_Your instructions:_ No pictures belong in the copy; return exactly the lines from the one with "Recreate this image" through the one with "const ref = useRef<HTMLDivElement>(null);", both ends included, and nothing else.

_Task inputs:_
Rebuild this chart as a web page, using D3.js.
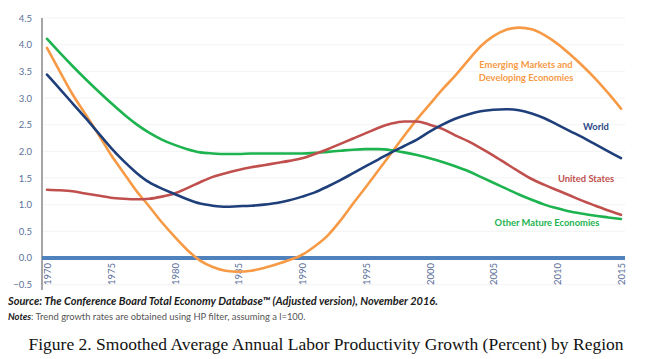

--

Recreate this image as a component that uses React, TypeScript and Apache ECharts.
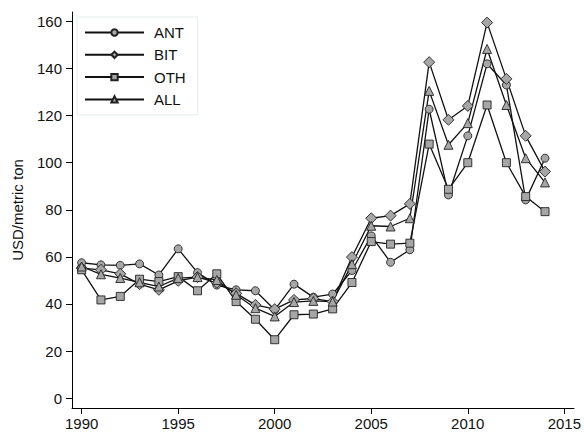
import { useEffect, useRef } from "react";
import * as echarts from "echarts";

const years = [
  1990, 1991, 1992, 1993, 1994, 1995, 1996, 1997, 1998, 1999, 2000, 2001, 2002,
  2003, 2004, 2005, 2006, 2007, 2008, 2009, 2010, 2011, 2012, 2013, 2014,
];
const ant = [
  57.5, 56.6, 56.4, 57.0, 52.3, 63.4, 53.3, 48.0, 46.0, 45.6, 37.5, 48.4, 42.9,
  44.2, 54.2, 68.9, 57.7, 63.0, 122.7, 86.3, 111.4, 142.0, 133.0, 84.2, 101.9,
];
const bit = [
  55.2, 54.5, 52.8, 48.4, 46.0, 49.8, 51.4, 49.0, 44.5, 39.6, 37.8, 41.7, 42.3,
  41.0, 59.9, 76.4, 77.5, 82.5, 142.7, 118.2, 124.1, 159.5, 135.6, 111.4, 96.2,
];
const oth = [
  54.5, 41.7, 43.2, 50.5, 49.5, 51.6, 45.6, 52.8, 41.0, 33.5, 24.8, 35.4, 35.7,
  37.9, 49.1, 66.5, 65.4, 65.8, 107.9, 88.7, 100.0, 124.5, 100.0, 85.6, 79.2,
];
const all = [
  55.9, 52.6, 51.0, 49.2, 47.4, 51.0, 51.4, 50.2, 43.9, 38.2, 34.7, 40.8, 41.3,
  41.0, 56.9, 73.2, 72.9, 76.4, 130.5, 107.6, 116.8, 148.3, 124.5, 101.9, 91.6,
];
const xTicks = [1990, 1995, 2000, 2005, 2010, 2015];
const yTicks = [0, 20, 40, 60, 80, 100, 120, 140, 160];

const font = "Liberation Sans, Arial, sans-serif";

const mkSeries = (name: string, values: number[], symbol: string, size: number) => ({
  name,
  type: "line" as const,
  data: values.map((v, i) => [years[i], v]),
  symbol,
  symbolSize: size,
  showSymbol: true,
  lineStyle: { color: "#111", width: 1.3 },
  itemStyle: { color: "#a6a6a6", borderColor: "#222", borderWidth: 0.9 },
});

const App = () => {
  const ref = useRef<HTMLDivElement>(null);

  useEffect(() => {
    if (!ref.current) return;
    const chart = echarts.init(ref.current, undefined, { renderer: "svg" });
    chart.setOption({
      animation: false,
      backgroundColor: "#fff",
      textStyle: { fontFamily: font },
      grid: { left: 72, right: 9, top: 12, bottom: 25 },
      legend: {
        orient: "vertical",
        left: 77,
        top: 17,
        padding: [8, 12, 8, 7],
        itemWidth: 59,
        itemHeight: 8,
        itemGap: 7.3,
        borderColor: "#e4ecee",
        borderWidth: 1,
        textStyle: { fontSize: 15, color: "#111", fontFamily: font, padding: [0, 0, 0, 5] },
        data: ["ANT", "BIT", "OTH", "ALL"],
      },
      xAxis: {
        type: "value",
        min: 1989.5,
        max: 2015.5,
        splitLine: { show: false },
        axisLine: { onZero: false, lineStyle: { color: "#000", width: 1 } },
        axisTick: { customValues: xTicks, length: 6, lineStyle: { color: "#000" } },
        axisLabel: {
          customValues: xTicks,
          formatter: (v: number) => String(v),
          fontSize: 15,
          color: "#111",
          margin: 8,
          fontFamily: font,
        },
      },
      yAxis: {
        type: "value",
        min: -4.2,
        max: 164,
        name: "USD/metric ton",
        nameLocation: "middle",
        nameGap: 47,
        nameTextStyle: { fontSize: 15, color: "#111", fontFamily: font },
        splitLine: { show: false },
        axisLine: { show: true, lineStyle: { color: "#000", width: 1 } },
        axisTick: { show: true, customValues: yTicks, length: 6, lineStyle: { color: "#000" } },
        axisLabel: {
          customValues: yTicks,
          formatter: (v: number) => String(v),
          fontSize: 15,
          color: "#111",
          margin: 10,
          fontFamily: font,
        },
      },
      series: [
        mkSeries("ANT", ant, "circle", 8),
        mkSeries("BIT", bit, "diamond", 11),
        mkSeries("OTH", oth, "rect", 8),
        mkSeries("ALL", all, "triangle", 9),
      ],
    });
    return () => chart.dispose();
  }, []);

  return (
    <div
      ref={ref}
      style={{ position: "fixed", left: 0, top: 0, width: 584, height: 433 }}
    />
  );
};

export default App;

_Answer in full:_
Recreate this image as a component that uses React, TypeScript and Apache ECharts.
import { useEffect, useRef } from "react";
import * as echarts from "echarts";

const years = [
  1990, 1991, 1992, 1993, 1994, 1995, 1996, 1997, 1998, 1999, 2000, 2001, 2002,
  2003, 2004, 2005, 2006, 2007, 2008, 2009, 2010, 2011, 2012, 2013, 2014,
];
const ant = [
  57.5, 56.6, 56.4, 57.0, 52.3, 63.4, 53.3, 48.0, 46.0, 45.6, 37.5, 48.4, 42.9,
  44.2, 54.2, 68.9, 57.7, 63.0, 122.7, 86.3, 111.4, 142.0, 133.0, 84.2, 101.9,
];
const bit = [
  55.2, 54.5, 52.8, 48.4, 46.0, 49.8, 51.4, 49.0, 44.5, 39.6, 37.8, 41.7, 42.3,
  41.0, 59.9, 76.4, 77.5, 82.5, 142.7, 118.2, 124.1, 159.5, 135.6, 111.4, 96.2,
];
const oth = [
  54.5, 41.7, 43.2, 50.5, 49.5, 51.6, 45.6, 52.8, 41.0, 33.5, 24.8, 35.4, 35.7,
  37.9, 49.1, 66.5, 65.4, 65.8, 107.9, 88.7, 100.0, 124.5, 100.0, 85.6, 79.2,
];
const all = [
  55.9, 52.6, 51.0, 49.2, 47.4, 51.0, 51.4, 50.2, 43.9, 38.2, 34.7, 40.8, 41.3,
  41.0, 56.9, 73.2, 72.9, 76.4, 130.5, 107.6, 116.8, 148.3, 124.5, 101.9, 91.6,
];
const xTicks = [1990, 1995, 2000, 2005, 2010, 2015];
const yTicks = [0, 20, 40, 60, 80, 100, 120, 140, 160];

const font = "Liberation Sans, Arial, sans-serif";

const mkSeries = (name: string, values: number[], symbol: string, size: number) => ({
  name,
  type: "line" as const,
  data: values.map((v, i) => [years[i], v]),
  symbol,
  symbolSize: size,
  showSymbol: true,
  lineStyle: { color: "#111", width: 1.3 },
  itemStyle: { color: "#a6a6a6", borderColor: "#222", borderWidth: 0.9 },
});

const App = () => {
  const ref = useRef<HTMLDivElement>(null);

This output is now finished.